Ultra-faint dwarfs are important because their visible stars move inside much larger dark-matter dominated systems.
Mathematical model
Galaxy, void, and universe-scale charts use explicit distance conversions and scale mappings. They are schematic maps whose coordinates come from light-year, parsec, AU, or kilometer values.
Distances shown in multiple units are converted from fixed constants, so scale labels are mathematically traceable.
Very large ranges may use a logarithmic or compressed map so nearby and distant objects can coexist. The compression is stated rather than hidden.
Void and shell comparisons use spherical approximations where appropriate. The page labels this as an approximation, not an observed boundary mesh.
Verification standard: the rendered object must be reproducible from stated equations, catalog parameters, or explicit geometric transforms. Visual reference images may inform presentation only; they are not the source of orbital positions, field vectors, accretion-disk gradients, timing, or engineering layout.

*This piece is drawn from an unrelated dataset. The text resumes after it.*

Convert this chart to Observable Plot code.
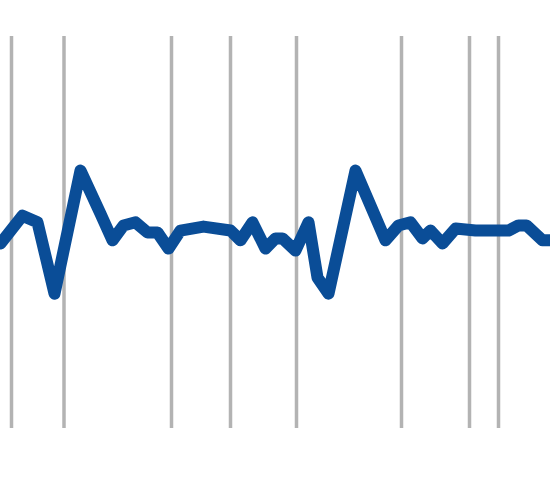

Limitations: browser scenes may use bounded scale, compressed distances, simplified two-body dynamics, schematic transfer curves, or educational approximations where full numerical ephemerides, CFD, finite-element models, or general-relativistic ray tracing are outside the page scope. Those simplifications are part of the model contract, not hidden image-based construction.